#### Raw data ####
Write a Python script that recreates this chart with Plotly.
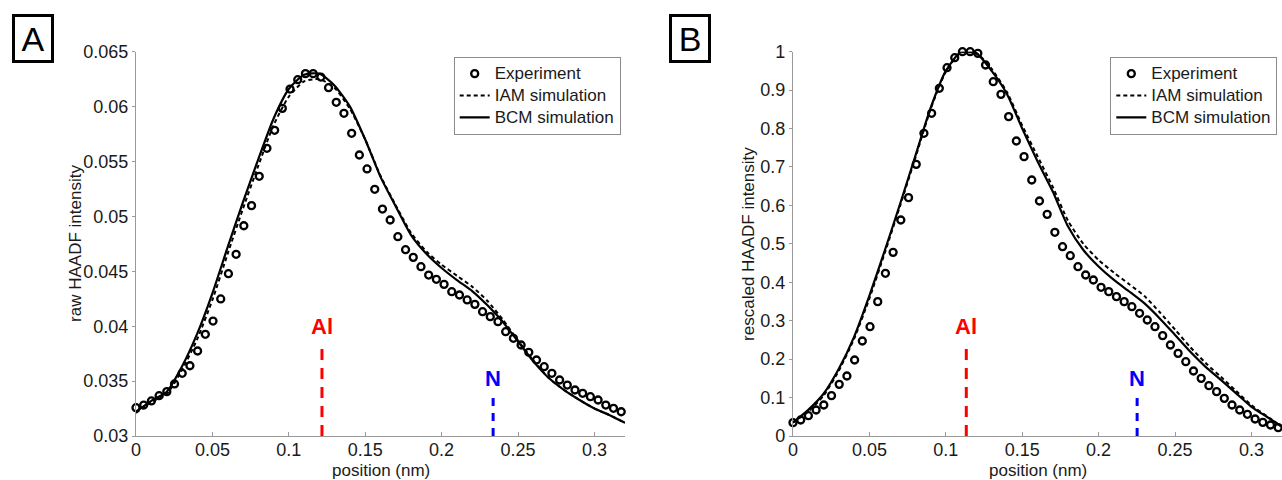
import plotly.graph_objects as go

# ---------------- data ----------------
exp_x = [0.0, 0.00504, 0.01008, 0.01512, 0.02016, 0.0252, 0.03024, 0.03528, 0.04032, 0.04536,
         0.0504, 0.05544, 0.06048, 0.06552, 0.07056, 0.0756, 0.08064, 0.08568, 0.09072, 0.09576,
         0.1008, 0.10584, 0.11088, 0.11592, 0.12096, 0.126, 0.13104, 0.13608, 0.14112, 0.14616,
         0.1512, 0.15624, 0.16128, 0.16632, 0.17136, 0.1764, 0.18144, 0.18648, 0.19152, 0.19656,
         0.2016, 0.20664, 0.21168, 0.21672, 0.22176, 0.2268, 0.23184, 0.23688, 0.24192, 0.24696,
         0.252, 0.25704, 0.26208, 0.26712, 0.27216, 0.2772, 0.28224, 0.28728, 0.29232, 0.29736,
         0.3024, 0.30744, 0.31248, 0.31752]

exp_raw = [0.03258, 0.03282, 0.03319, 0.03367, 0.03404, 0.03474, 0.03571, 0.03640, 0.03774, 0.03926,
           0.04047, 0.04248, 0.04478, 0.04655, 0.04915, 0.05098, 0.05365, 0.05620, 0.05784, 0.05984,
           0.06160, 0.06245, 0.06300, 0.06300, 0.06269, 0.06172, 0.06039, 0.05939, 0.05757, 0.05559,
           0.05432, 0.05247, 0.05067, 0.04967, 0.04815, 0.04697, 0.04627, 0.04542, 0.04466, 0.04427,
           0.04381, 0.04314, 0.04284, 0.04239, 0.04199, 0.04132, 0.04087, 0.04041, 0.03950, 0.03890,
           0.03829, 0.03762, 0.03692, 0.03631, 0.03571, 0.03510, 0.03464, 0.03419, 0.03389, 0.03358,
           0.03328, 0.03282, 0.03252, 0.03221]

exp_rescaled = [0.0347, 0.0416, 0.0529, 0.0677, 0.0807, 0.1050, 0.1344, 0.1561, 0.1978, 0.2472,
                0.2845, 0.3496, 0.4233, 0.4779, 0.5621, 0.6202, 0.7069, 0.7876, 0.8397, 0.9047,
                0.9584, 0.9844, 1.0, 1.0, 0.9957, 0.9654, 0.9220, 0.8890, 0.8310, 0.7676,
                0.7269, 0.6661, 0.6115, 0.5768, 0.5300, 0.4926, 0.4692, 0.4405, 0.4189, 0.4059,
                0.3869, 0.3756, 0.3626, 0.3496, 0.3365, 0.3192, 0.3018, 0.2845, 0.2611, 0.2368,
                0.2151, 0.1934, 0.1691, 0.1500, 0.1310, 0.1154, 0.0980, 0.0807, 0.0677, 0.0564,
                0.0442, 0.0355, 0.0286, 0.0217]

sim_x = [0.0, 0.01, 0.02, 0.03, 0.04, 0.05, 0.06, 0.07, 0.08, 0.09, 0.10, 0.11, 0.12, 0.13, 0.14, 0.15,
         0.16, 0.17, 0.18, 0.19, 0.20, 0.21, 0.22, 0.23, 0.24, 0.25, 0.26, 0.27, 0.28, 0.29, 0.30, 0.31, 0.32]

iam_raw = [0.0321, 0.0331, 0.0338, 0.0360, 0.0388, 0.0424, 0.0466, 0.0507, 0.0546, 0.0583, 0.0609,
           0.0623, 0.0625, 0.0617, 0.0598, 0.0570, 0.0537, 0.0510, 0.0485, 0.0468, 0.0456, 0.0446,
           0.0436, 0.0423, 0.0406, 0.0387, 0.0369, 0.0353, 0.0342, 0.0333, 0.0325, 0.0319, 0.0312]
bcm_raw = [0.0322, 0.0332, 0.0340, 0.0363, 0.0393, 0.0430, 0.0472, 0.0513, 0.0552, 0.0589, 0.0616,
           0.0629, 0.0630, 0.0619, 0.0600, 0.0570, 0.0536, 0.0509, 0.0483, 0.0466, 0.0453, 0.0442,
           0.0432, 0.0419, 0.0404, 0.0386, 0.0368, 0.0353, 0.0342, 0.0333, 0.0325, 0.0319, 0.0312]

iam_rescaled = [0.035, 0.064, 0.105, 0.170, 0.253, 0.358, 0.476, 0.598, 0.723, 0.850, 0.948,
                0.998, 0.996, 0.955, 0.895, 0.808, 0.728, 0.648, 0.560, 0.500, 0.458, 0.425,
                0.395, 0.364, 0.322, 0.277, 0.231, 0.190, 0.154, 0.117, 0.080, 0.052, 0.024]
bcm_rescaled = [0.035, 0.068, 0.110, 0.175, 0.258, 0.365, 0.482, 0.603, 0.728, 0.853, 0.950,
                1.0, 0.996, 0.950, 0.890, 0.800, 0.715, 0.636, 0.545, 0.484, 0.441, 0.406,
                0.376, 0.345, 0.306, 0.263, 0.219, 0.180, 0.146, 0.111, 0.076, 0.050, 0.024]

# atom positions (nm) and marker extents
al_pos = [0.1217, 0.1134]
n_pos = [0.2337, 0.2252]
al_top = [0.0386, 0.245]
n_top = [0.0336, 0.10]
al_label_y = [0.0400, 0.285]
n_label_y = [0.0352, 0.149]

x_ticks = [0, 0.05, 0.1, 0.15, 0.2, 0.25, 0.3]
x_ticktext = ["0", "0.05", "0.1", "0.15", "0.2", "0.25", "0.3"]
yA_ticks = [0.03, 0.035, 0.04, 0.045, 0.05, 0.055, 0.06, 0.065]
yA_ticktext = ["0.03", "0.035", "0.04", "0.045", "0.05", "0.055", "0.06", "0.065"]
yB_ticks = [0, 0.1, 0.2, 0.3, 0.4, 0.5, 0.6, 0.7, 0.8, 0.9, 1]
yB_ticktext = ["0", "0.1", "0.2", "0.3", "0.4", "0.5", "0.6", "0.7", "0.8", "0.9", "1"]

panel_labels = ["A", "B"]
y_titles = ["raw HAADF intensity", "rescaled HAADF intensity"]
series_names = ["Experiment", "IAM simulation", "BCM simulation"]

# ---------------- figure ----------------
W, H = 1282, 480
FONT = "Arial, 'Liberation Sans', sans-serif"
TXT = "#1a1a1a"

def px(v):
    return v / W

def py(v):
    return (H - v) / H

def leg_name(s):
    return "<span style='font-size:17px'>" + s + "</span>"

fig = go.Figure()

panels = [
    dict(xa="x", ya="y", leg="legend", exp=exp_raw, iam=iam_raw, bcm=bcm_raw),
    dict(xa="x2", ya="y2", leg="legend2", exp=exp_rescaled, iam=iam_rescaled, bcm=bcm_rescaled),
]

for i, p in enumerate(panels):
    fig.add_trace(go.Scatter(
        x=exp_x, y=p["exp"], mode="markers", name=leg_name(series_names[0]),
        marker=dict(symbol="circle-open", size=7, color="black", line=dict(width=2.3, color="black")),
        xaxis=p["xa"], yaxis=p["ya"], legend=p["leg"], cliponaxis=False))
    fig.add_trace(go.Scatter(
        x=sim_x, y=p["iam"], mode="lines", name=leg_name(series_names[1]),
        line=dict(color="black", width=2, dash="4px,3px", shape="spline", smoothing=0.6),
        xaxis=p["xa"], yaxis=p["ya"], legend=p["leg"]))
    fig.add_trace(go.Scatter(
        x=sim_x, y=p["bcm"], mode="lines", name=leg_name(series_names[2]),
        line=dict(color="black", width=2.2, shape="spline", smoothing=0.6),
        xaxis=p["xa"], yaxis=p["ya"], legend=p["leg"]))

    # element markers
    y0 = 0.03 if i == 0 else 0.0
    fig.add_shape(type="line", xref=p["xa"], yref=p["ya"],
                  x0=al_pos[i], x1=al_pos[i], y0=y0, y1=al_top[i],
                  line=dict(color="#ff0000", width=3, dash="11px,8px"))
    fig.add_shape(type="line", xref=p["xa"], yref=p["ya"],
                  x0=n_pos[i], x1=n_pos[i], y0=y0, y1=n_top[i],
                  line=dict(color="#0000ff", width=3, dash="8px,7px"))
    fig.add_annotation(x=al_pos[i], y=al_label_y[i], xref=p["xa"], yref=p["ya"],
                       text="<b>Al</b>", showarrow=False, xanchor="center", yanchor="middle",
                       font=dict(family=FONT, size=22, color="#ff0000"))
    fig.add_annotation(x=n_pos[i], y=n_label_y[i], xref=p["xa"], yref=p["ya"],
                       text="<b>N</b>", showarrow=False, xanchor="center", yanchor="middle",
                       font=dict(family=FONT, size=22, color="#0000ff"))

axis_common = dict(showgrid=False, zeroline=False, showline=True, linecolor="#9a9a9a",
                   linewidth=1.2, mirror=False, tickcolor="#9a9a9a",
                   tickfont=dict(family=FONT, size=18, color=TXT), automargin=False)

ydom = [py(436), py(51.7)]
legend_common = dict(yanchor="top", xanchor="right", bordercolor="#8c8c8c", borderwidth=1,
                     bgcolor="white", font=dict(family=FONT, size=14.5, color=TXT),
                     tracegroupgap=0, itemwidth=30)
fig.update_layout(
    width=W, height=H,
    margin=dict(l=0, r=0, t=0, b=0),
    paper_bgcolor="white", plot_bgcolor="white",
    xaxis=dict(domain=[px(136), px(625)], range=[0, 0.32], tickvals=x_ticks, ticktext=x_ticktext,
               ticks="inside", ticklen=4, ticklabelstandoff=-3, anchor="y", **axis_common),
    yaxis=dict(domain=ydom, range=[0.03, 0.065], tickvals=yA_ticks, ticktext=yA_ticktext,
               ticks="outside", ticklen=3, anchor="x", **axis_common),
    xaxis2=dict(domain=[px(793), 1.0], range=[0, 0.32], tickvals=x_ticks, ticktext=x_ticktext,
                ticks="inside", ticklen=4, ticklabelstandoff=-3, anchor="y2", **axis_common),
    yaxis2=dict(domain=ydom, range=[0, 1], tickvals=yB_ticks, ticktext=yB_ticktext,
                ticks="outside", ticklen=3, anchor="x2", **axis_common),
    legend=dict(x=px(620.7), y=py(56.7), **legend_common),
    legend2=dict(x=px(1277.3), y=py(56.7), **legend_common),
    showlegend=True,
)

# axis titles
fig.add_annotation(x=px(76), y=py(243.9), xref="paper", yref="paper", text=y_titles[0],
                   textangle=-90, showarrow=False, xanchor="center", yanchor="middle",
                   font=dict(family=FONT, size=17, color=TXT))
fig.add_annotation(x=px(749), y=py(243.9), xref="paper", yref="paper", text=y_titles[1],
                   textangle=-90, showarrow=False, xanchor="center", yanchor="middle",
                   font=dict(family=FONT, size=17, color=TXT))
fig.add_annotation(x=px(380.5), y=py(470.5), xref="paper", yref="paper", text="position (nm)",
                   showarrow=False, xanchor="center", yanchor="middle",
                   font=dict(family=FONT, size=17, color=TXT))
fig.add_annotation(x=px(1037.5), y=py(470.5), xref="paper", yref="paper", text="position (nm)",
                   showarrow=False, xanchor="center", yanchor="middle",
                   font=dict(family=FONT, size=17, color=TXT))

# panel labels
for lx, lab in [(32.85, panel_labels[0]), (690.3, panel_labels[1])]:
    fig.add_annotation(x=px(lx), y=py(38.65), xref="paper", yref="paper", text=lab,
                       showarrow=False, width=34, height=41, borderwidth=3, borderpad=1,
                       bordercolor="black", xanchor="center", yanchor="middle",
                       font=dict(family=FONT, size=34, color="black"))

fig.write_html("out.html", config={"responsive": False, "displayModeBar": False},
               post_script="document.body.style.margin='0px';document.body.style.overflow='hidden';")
####
#### Raw data ####
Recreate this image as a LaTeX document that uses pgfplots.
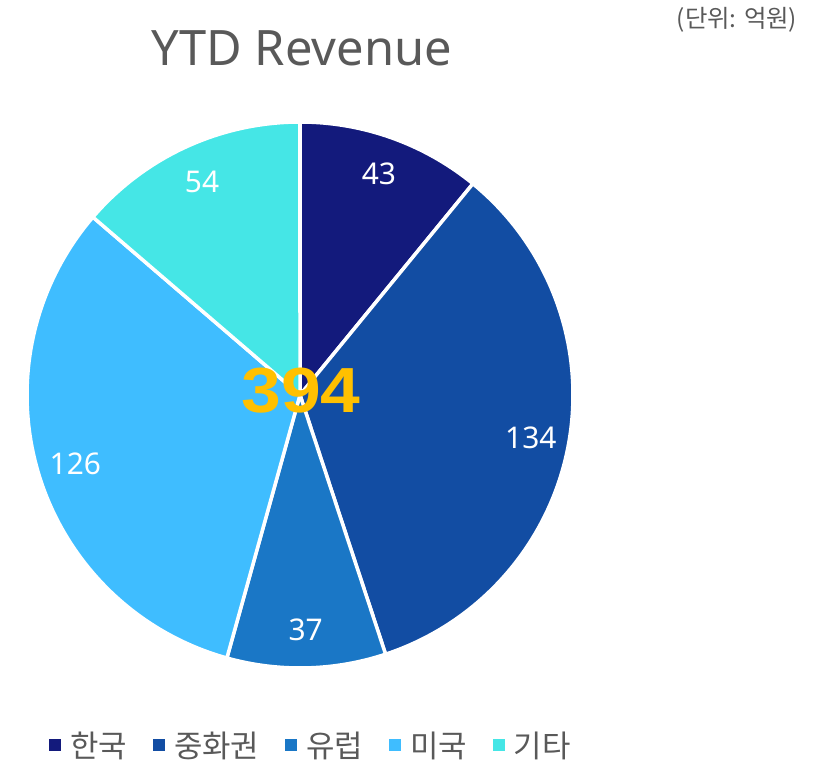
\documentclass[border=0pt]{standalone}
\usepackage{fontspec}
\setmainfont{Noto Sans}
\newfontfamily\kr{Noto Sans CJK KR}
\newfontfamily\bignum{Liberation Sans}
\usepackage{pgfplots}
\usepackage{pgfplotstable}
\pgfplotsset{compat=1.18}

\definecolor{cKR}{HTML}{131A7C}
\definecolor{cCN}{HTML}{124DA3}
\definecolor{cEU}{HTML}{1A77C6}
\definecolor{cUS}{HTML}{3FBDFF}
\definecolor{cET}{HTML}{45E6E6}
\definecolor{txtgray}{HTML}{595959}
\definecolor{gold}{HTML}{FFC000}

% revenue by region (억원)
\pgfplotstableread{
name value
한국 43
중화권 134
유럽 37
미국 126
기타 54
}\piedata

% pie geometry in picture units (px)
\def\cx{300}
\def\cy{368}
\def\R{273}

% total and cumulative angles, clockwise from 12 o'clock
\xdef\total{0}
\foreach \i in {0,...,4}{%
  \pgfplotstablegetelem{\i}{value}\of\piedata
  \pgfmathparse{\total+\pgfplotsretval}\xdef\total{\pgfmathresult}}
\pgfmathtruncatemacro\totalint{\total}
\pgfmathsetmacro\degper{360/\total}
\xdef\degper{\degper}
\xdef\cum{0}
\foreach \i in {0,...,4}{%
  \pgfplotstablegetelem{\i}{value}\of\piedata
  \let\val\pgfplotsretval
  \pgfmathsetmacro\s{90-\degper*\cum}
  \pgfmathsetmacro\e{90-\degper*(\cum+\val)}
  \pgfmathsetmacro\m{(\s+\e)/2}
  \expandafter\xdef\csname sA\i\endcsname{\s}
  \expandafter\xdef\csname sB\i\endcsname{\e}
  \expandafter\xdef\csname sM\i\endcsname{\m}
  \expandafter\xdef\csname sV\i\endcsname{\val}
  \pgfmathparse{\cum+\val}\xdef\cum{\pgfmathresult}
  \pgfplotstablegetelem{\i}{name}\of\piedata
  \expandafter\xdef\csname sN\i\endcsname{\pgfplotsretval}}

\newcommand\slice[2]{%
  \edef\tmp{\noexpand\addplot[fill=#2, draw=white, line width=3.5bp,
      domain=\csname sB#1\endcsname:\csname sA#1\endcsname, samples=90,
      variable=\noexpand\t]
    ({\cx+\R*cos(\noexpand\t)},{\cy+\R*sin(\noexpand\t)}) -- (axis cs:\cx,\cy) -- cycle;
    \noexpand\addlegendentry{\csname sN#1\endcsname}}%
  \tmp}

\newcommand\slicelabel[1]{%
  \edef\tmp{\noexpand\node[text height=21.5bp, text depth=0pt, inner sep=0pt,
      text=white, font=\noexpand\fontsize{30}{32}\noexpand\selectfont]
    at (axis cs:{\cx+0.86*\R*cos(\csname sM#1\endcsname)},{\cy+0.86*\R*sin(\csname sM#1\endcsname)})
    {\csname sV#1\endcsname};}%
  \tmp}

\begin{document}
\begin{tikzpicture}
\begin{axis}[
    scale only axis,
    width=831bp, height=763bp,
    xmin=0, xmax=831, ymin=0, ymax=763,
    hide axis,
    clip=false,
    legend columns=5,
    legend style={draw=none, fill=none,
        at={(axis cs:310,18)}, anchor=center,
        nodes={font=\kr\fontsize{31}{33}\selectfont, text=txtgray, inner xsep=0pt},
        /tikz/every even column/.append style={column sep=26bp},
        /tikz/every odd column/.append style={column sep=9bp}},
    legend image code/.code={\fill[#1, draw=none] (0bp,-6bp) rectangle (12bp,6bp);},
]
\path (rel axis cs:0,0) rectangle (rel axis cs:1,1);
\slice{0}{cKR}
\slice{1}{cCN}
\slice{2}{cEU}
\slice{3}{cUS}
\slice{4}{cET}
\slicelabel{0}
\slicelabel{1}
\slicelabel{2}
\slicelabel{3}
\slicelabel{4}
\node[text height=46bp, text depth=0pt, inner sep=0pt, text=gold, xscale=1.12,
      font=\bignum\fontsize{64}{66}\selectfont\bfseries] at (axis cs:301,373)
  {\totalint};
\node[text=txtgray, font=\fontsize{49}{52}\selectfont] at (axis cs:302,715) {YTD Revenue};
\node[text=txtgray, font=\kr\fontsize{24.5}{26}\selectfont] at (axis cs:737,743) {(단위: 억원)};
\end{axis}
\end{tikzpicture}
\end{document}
####
What you are asked to do →
From the records above, copy exactly the stretch from the line holding "Write a Python" through the line holding "0.3024, 0.30744, 0.31248, 0.31752]", both ends included, without the pictures.

Answer to this task →
Write a Python script that recreates this chart with Plotly.
import plotly.graph_objects as go

# ---------------- data ----------------
exp_x = [0.0, 0.00504, 0.01008, 0.01512, 0.02016, 0.0252, 0.03024, 0.03528, 0.04032, 0.04536,
         0.0504, 0.05544, 0.06048, 0.06552, 0.07056, 0.0756, 0.08064, 0.08568, 0.09072, 0.09576,
         0.1008, 0.10584, 0.11088, 0.11592, 0.12096, 0.126, 0.13104, 0.13608, 0.14112, 0.14616,
         0.1512, 0.15624, 0.16128, 0.16632, 0.17136, 0.1764, 0.18144, 0.18648, 0.19152, 0.19656,
         0.2016, 0.20664, 0.21168, 0.21672, 0.22176, 0.2268, 0.23184, 0.23688, 0.24192, 0.24696,
         0.252, 0.25704, 0.26208, 0.26712, 0.27216, 0.2772, 0.28224, 0.28728, 0.29232, 0.29736,
         0.3024, 0.30744, 0.31248, 0.31752]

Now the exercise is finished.